Habrá transformación y tengo claro que el mapa cambiará de aquí a no sé cuándo. Utilizo algunas veces un ejemplo inspirado en pintura clásica para explicarlo. Antes de los estados, los mapas eran como las pinturas de Kandinsky, pinceladas, porque las competencias de las ciudades, de las monarquías, de la iglesia, los monasterios estaban todas mezcladas. Cuando se crean los estados aparecen mapas como los de Paul Klee: rojo, amarillo, verde, azul,... Los mapas que estudiábamos eran así. Y ahora hemos entrado en una época cubista, donde, según como lo mires, lo ves de una manera o de otra. En términos económicos, la composición es una. En términos lingüísticos, es otra. En términos tecnológicos o medioambientales es otra. No podemos volver al mapa de Klee o Modigliani donde los colores están muy definidos.

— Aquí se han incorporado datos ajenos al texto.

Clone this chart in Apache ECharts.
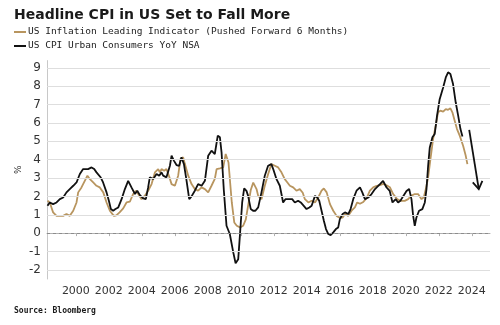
<!DOCTYPE html>
<html>
<head>
<meta charset="utf-8">
<script src="https://cdn.jsdelivr.net/npm/echarts@6/dist/echarts.min.js"></script>
<style>
  html, body { margin: 0; padding: 0; background: #ffffff; }
  #chart { width: 500px; height: 325px; }
</style>
</head>
<body>
<div id="chart"></div>
<script>
// US CPI YoY (NSA), decimal years
const cpiYears = [
  1998.28, 1998.42, 1998.62, 1998.83, 1999.03, 1999.23, 1999.43, 1999.63, 1999.84, 2000.04,
  2000.24, 2000.44, 2000.54, 2000.74, 2000.95, 2001.11, 2001.25, 2001.35, 2001.51, 2001.65,
  2001.86, 2002.00, 2002.12, 2002.26, 2002.40, 2002.57, 2002.77, 2002.97, 2003.17, 2003.37,
  2003.58, 2003.72, 2003.88, 2004.08, 2004.24, 2004.38, 2004.48, 2004.69, 2004.79, 2004.89,
  2005.05, 2005.19, 2005.29, 2005.49, 2005.70, 2005.80, 2005.94, 2006.10, 2006.26, 2006.40,
  2006.55, 2006.71, 2006.87, 2007.01, 2007.21, 2007.41, 2007.62, 2007.82, 2008.02, 2008.22,
  2008.42, 2008.60, 2008.73, 2008.83, 2008.97, 2009.13, 2009.33, 2009.54, 2009.68, 2009.84,
  2009.94, 2010.08, 2010.20, 2010.34, 2010.44, 2010.60, 2010.74, 2010.88, 2011.05, 2011.25,
  2011.45, 2011.65, 2011.85, 2011.96, 2012.16, 2012.36, 2012.46, 2012.56, 2012.70, 2012.86,
  2012.97, 2013.11, 2013.27, 2013.47, 2013.63, 2013.80, 2013.98, 2014.15, 2014.29, 2014.49,
  2014.63, 2014.75, 2014.89, 2015.03, 2015.16, 2015.30, 2015.44, 2015.60, 2015.76, 2015.90,
  2016.00, 2016.17, 2016.31, 2016.51, 2016.65, 2016.81, 2017.01, 2017.22, 2017.36, 2017.52,
  2017.72, 2017.92, 2018.13, 2018.43, 2018.62, 2018.82, 2019.02, 2019.19, 2019.39, 2019.53,
  2019.67, 2019.83, 2020.04, 2020.20, 2020.34, 2020.44, 2020.54, 2020.64, 2020.80, 2021.00,
  2021.15, 2021.25, 2021.35, 2021.45, 2021.61, 2021.75, 2021.89, 2022.05, 2022.26, 2022.42,
  2022.56, 2022.70, 2022.86, 2023.02, 2023.17, 2023.31, 2023.43
];
const cpiValues = [
  1.49, 1.67, 1.58, 1.67, 1.85, 1.94, 2.22, 2.40, 2.58, 2.76,
  3.22, 3.49, 3.58, 3.49, 3.58, 3.49, 3.31, 3.38, 3.03, 2.76,
  2.22, 1.76, 1.31, 1.22, 1.31, 1.40, 1.85, 2.40, 2.85, 2.49,
  2.13, 2.31, 2.07, 1.89, 1.85, 2.49, 3.04, 2.95, 3.04, 3.22,
  3.13, 3.31, 3.13, 3.04, 3.67, 4.22, 3.95, 3.71, 3.67, 4.13,
  3.76, 2.85, 1.85, 2.00, 2.31, 2.67, 2.58, 2.85, 4.22, 4.49,
  4.31, 5.31, 5.22, 4.40, 2.31, 0.40, -0.05, -1.05, -1.64, -1.42,
  -0.15, 1.67, 2.44, 2.30, 2.03, 1.31, 1.22, 1.22, 1.40, 2.22,
  3.13, 3.67, 3.76, 3.49, 2.94, 2.58, 2.13, 1.67, 1.85, 1.85,
  1.76, 1.85, 1.67, 1.76, 1.67, 1.50, 1.31, 1.40, 1.49, 2.03,
  1.94, 1.76, 1.22, 0.67, 0.22, -0.05, -0.11, 0.04, 0.22, 0.31,
  0.76, 1.04, 1.13, 1.04, 1.31, 1.85, 2.31, 2.49, 2.22, 1.85,
  1.94, 2.13, 2.40, 2.67, 2.85, 2.50, 2.30, 1.67, 1.85, 1.67,
  1.76, 2.00, 2.30, 2.40, 1.85, 0.95, 0.40, 0.85, 1.22, 1.31,
  1.67, 2.40, 3.67, 4.67, 5.22, 5.40, 6.40, 7.30, 7.94, 8.48,
  8.76, 8.67, 8.12, 7.13, 6.40, 5.67, 5.27
];

// Inflation leading indicator, shifted forward 6 months
const leadYears = [
  1998.28, 1998.42, 1998.52, 1998.62, 1998.83, 1999.03, 1999.23, 1999.43, 1999.63, 1999.84,
  2000.04, 2000.14, 2000.34, 2000.54, 2000.70, 2000.85, 2001.05, 2001.25, 2001.45, 2001.66,
  2001.86, 2002.06, 2002.30, 2002.45, 2002.65, 2002.87, 2003.07, 2003.27, 2003.47, 2003.64,
  2003.78, 2003.98, 2004.18, 2004.38, 2004.59, 2004.79, 2004.99, 2005.09, 2005.19, 2005.35,
  2005.49, 2005.65, 2005.80, 2006.00, 2006.20, 2006.34, 2006.50, 2006.61, 2006.81, 2007.01,
  2007.21, 2007.41, 2007.62, 2007.82, 2008.02, 2008.22, 2008.42, 2008.53, 2008.73, 2008.93,
  2009.08, 2009.25, 2009.45, 2009.60, 2009.75, 2009.95, 2010.14, 2010.30, 2010.45, 2010.60,
  2010.75, 2010.95, 2011.05, 2011.25, 2011.45, 2011.65, 2011.85, 2012.06, 2012.26, 2012.46,
  2012.66, 2012.82, 2012.97, 2013.17, 2013.37, 2013.57, 2013.75, 2013.88, 2014.09, 2014.29,
  2014.49, 2014.69, 2014.89, 2015.03, 2015.20, 2015.40, 2015.60, 2015.80, 2015.96, 2016.17,
  2016.31, 2016.51, 2016.71, 2016.91, 2017.05, 2017.22, 2017.42, 2017.62, 2017.82, 2018.02,
  2018.23, 2018.43, 2018.63, 2018.83, 2019.03, 2019.23, 2019.47, 2019.67, 2019.93, 2020.14,
  2020.34, 2020.54, 2020.74, 2020.95, 2021.09, 2021.21, 2021.35, 2021.49, 2021.65, 2021.81,
  2021.95, 2022.09, 2022.26, 2022.42, 2022.56, 2022.70, 2022.82, 2022.96, 2023.10, 2023.27,
  2023.47, 2023.63, 2023.73
];
const leadValues = [
  1.76, 1.67, 1.40, 1.13, 0.94, 0.94, 0.94, 1.04, 0.94, 1.22,
  1.67, 2.22, 2.49, 2.85, 3.13, 2.94, 2.76, 2.58, 2.49, 2.22,
  1.67, 1.22, 0.94, 0.97, 1.13, 1.35, 1.67, 1.71, 2.13, 2.31,
  2.13, 1.85, 2.04, 2.31, 2.67, 3.31, 3.49, 3.31, 3.49, 3.40,
  3.49, 3.10, 2.67, 2.58, 3.13, 4.04, 4.13, 3.76, 3.13, 2.67,
  2.40, 2.31, 2.49, 2.40, 2.22, 2.58, 2.95, 3.49, 3.53, 3.58,
  4.31, 3.85, 1.67, 0.58, 0.40, 0.31, 0.40, 0.75, 1.55, 2.35,
  2.75, 2.40, 2.03, 1.85, 2.58, 3.21, 3.76, 3.67, 3.58, 3.31,
  2.94, 2.76, 2.58, 2.49, 2.31, 2.40, 2.20, 1.85, 1.67, 1.76,
  1.67, 1.94, 2.31, 2.43, 2.22, 1.58, 1.22, 0.94, 0.85, 0.85,
  1.04, 0.94, 1.22, 1.40, 1.67, 1.60, 1.70, 1.90, 2.31, 2.49,
  2.58, 2.62, 2.68, 2.60, 2.50, 2.13, 1.85, 1.76, 1.76, 1.85,
  2.04, 2.13, 2.13, 1.85, 1.95, 2.40, 3.03, 4.03, 5.12, 5.85,
  6.58, 6.67, 6.62, 6.76, 6.72, 6.80, 6.58, 6.12, 5.67, 5.30,
  4.76, 4.21, 3.76
];

// Projection arrow: start and end in (year, %)
const arrowFrom = [2023.84, 5.63];
const arrowTo = [2024.42, 2.40];

// Axis labels
const yearTicks = [2000, 2002, 2004, 2006, 2008, 2010, 2012, 2014, 2016, 2018, 2020, 2022, 2024];
const pctTicks = [-2, -1, 0, 1, 2, 3, 4, 5, 6, 7, 8, 9];

const leadName = 'US Inflation Leading Indicator (Pushed Forward 6 Months)';
const cpiName = 'US CPI Urban Consumers YoY NSA';

const zip = (xs, ys) => xs.map((x, i) => [x, ys[i]]);

const gridLines = pctTicks.map(v => ({
  yAxis: v,
  lineStyle: v === 0
    ? { color: '#8c8c8c', type: [3, 3], width: 1 }
    : { color: '#dedede', type: 'solid', width: 1 }
}));

const chart = echarts.init(document.getElementById('chart'), null, { renderer: 'canvas' });

chart.setOption({
  animation: false,
  backgroundColor: '#ffffff',
  title: {
    text: 'Headline CPI in US Set to Fall More',
    left: 14, top: 8, padding: 0,
    textStyle: { fontFamily: 'DejaVu Sans', fontWeight: 'bold', fontSize: 14, color: '#1a1a1a' }
  },
  legend: {
    orient: 'vertical',
    left: 14, top: 26, padding: 0,
    itemWidth: 12, itemHeight: 2, itemGap: 2,
    icon: 'rect',
    textStyle: { fontFamily: 'DejaVu Sans Mono', fontSize: 9.5, color: '#222', lineHeight: 12, padding: [0, 0, 0, -3] },
    data: [leadName, cpiName]
  },
  graphic: [{
    type: 'text', left: 14, top: 307,
    style: { text: 'Source: Bloomberg', fontFamily: 'DejaVu Sans Mono', fontWeight: 'bold', fontSize: 8, fill: '#1a1a1a' }
  }],
  grid: { left: 47, right: 10, top: 60.6, bottom: 46 },
  xAxis: {
    type: 'value', min: 1998.25, max: 2025.1,
    axisLine: { show: true, lineStyle: { color: '#b0b0b0' } },
    axisTick: { show: true, length: 3, customValues: yearTicks, lineStyle: { color: '#b0b0b0' } },
    axisLabel: {
      customValues: yearTicks, formatter: v => String(Math.round(v)),
      fontFamily: 'DejaVu Sans', fontSize: 11, color: '#333', margin: 7
    },
    splitLine: { show: false }
  },
  yAxis: {
    type: 'value', min: -2.5, max: 9.4,
    name: '%', nameLocation: 'middle', nameGap: 24, nameRotate: 90, nameMoveOverlap: false,
    nameTextStyle: { fontFamily: 'DejaVu Sans', fontSize: 9, color: '#333' },
    axisLine: { show: true, lineStyle: { color: '#c8c8c8' } },
    axisTick: { show: false },
    axisLabel: { customValues: pctTicks, fontFamily: 'DejaVu Sans', fontSize: 12, color: '#333', margin: 6 },
    splitLine: { show: false }
  },
  series: [
    {
      name: 'gridlines', type: 'line', data: [], z: 1, silent: true,
      markLine: { silent: true, symbol: 'none', label: { show: false }, data: gridLines }
    },
    {
      name: leadName, type: 'line', data: zip(leadYears, leadValues), z: 3,
      showSymbol: false, color: '#b8955f', lineStyle: { color: '#b8955f', width: 1.8 }
    },
    {
      name: cpiName, type: 'line', data: zip(cpiYears, cpiValues), z: 4,
      showSymbol: false, color: '#111111', lineStyle: { color: '#111111', width: 1.8 }
    },
    {
      name: 'projection', type: 'custom', z: 5, silent: true,
      data: [[arrowFrom[0], arrowFrom[1], arrowTo[0], arrowTo[1]]],
      renderItem: function (params, api) {
        const p0 = api.coord([api.value(0), api.value(1)]);
        const p1 = api.coord([api.value(2), api.value(3)]);
        const ang = Math.atan2(p1[1] - p0[1], p1[0] - p0[0]);
        const head = 9, spread = Math.PI / 5.5;
        const a = [p1[0] - head * Math.cos(ang - spread), p1[1] - head * Math.sin(ang - spread)];
        const b = [p1[0] - head * Math.cos(ang + spread), p1[1] - head * Math.sin(ang + spread)];
        const st = { stroke: '#111111', lineWidth: 1.8, fill: null };
        return {
          type: 'group',
          children: [
            { type: 'polyline', shape: { points: [p0, p1] }, style: st },
            { type: 'polyline', shape: { points: [a, p1, b] }, style: st }
          ]
        };
      }
    }
  ]
});
</script>
</body>
</html>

Tenemos el G-20, la Unión Europea... Para la aviación internacional tenemos la Organización de Aviación Internacional. Para temas bancarios tenemos la Unión Bancaria. Para temas estratégicos tenemos la NATO. Para temas monetarios tenemos el Eurogrupo... Tenemos un mapa cubista. Hay quien no lo quiere reconocer pero es la realidad que se ha ido imponiendo.
¿En este marco tiene sentido continuar pidiéndole a la gente que diga si se siente más catalana, más española o más europea, o tanto catalana como española y las diversas variantes posibles?
Alguna vez he pensado qué podemos preguntarles a los niños paquistaníes del Raval o a los ecuatorianos de la Verneda, que han nacido aquí y van a escuelas catalanas. ¿Qué les preguntaremos? ¿Si se sienten más catalanes que españoles, paquistaníes o punjabíes? Para algunos estará muy claro que sólo hay una capa de identidad. Para otros, habrá dos o más capas superpuestas.
Munir, el futbolista de padres marroquíes que juega en el Barça ahora y que ha nacido en El Escorial, ¿qué se siente? ¿Madrileño? ¿Español? ¿Catalán? ¿Marroquí? Es un discurso válido todavía pero que queda trascendido por las migraciones y las comunicaciones inmediatas. Los ecuatorianos escuchan emisoras de música ecuatoriana que están aquí y se comunican con su familia por Skype, en cualquier momento. Esto complica la visión demasiado simplificada que, a veces, queremos dar de la identidad.
Si no hay elecciones adelantadas, dentro de unos días la comisión de investigación del caso Pujol comenzará sus trabajos. ¿Qué piensa de la confesión del ex-presidente que tuvo dinero escondido en el extranjero durante treinta años?
Es una conmoción y una sorpresa. Mucha gente teníamos la idea de que tenía un “entorno” muy oscuro pero de la persona teníamos otra idea. Añadiría que en el conjunto del momento político que hemos vivido esa confesión no ha tenido un impacto notable.